# Task
Report all lines from the entries below in which "this" appears.

# Exercise input
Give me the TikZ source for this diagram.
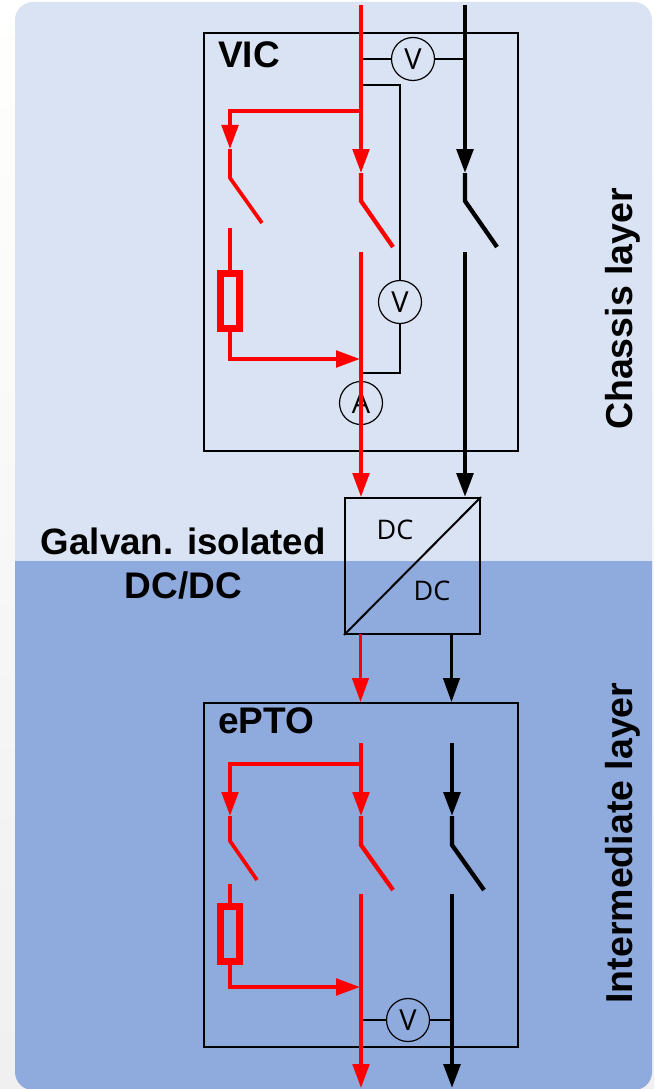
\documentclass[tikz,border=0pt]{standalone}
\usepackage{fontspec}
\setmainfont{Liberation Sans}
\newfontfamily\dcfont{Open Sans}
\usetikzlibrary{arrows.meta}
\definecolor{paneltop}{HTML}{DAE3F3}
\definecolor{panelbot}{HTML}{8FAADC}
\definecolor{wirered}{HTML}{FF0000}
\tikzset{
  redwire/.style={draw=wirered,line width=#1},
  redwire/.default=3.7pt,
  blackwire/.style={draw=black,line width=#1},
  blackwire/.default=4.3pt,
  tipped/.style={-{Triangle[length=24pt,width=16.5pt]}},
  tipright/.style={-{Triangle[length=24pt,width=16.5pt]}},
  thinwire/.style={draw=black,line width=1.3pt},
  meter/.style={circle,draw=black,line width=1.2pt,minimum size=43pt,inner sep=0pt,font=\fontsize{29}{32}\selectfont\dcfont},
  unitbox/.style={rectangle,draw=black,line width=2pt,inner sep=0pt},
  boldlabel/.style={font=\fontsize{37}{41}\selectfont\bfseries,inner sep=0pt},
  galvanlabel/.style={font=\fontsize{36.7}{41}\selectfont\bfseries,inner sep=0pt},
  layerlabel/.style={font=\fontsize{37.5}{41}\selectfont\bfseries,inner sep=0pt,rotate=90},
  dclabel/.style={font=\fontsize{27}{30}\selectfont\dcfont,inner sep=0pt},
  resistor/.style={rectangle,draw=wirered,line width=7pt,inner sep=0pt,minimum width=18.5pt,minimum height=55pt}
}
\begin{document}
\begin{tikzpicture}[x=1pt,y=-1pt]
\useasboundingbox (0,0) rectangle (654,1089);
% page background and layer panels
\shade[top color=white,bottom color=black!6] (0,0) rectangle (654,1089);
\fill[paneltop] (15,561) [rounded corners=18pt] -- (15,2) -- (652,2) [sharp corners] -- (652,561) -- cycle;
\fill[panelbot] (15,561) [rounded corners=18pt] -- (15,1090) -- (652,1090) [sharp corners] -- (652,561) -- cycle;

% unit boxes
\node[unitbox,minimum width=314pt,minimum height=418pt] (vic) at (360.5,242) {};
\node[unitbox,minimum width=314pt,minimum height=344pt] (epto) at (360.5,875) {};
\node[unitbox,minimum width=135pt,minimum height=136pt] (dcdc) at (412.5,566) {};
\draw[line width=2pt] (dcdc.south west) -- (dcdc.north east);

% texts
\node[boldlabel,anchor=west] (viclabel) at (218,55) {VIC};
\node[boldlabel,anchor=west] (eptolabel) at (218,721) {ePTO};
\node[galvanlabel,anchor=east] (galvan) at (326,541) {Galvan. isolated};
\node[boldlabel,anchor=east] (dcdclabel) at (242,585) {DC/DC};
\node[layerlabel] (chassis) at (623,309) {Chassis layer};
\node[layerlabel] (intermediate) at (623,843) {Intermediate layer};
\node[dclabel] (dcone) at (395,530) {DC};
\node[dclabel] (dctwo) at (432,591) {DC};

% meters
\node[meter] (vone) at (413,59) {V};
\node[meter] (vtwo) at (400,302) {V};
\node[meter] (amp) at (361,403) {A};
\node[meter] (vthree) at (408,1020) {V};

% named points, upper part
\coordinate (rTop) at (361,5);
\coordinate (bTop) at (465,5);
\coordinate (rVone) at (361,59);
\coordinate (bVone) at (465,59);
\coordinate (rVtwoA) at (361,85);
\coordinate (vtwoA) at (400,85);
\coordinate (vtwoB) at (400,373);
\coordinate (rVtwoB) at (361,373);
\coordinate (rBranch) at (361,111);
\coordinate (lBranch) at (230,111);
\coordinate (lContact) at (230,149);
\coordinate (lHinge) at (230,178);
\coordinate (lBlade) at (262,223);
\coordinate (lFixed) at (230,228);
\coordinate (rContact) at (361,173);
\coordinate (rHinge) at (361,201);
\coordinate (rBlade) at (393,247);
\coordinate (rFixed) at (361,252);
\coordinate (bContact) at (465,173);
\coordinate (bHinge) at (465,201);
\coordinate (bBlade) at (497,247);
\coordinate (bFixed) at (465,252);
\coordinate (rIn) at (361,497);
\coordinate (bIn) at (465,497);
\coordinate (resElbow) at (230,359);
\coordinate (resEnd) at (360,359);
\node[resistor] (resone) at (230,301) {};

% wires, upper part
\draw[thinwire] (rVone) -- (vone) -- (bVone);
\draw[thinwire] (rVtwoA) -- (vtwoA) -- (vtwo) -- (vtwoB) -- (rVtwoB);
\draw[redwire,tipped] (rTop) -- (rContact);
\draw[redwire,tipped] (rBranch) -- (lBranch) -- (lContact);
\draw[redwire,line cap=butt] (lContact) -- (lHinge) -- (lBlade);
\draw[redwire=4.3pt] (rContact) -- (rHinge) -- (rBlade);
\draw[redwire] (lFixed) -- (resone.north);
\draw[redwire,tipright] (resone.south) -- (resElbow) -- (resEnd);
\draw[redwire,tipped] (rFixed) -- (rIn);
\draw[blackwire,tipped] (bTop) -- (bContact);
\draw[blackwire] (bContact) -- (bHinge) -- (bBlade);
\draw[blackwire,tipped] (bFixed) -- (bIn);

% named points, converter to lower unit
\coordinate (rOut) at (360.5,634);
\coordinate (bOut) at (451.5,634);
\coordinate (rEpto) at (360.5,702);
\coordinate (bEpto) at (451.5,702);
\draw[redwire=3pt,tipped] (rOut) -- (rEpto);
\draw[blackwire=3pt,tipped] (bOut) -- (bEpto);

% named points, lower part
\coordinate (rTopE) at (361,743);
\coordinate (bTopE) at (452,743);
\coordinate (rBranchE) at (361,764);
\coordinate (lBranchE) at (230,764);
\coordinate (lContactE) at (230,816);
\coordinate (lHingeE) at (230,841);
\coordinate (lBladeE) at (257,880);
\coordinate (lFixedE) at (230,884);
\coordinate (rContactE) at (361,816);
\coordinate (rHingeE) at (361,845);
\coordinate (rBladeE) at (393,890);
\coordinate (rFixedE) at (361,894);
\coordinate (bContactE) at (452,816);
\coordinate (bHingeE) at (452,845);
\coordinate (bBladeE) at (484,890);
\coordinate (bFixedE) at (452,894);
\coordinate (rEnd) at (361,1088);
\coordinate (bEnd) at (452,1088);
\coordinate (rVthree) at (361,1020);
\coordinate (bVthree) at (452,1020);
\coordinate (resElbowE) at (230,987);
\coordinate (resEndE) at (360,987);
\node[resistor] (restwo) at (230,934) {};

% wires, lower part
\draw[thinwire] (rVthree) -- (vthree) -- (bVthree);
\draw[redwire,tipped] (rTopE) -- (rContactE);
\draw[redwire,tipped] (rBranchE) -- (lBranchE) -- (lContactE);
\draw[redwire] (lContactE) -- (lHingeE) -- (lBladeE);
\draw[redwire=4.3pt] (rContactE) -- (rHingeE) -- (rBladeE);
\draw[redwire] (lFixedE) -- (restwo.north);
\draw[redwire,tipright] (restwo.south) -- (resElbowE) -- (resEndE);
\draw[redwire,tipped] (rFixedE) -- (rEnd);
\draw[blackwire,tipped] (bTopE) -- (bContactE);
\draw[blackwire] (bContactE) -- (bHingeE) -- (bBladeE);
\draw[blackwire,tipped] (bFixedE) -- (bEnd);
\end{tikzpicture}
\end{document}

...

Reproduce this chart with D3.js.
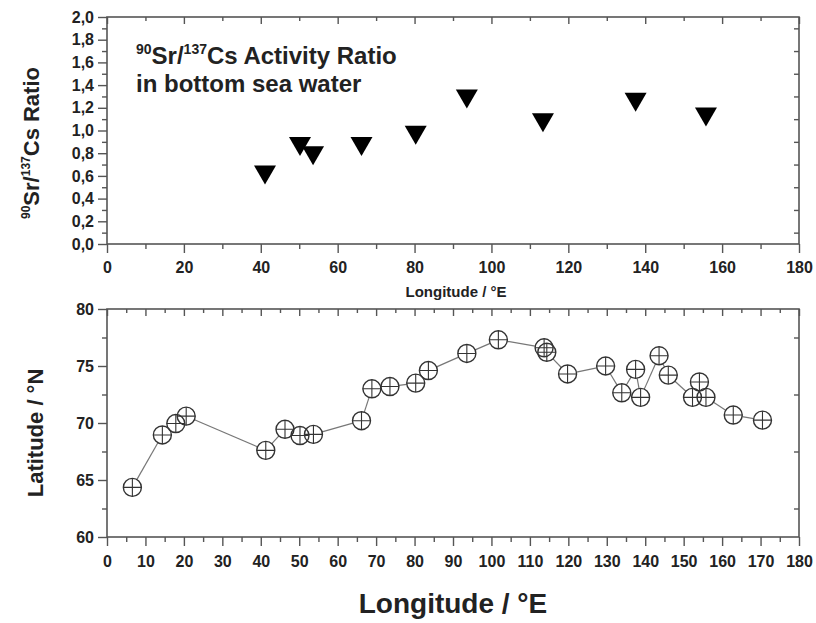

---

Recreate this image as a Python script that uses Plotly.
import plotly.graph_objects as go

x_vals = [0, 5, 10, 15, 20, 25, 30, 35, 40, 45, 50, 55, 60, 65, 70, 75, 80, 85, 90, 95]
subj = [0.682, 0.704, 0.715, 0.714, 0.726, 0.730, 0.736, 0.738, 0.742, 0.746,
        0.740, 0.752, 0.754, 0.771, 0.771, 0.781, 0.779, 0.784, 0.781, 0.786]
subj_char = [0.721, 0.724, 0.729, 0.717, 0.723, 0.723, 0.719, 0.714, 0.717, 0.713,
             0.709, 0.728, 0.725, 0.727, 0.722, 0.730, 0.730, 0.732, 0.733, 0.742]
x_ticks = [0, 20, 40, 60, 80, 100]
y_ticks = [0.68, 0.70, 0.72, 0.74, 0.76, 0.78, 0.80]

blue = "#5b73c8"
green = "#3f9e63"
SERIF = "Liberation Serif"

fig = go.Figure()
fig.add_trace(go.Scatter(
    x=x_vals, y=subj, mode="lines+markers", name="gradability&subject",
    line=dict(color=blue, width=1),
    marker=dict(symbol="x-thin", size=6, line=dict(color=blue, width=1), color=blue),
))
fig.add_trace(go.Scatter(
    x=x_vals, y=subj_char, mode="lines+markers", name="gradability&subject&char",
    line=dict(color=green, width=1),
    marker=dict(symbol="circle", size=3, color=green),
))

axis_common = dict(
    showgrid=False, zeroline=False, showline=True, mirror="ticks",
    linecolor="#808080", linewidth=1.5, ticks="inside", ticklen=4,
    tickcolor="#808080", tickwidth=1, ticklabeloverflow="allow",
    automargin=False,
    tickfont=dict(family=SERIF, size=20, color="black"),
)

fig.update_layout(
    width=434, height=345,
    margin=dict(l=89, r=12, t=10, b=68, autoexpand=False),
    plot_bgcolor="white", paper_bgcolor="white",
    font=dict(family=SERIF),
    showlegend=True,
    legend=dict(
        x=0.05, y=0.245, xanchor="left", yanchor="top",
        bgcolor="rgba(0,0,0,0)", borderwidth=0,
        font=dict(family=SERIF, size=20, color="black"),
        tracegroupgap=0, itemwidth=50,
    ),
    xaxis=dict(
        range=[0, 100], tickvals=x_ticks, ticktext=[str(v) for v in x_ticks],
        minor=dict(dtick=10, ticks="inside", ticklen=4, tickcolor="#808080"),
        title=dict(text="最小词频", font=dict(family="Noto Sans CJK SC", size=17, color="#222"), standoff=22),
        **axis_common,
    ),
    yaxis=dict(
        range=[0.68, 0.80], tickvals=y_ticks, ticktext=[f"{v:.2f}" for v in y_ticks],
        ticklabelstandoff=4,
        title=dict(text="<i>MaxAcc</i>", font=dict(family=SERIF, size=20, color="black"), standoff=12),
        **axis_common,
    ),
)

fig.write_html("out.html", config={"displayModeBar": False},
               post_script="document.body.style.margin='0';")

# Solved exercise
Give me the TikZ source for this diagram.
Reproduce this chart with D3.js.
Recreate this image as a Python script that uses Plotly.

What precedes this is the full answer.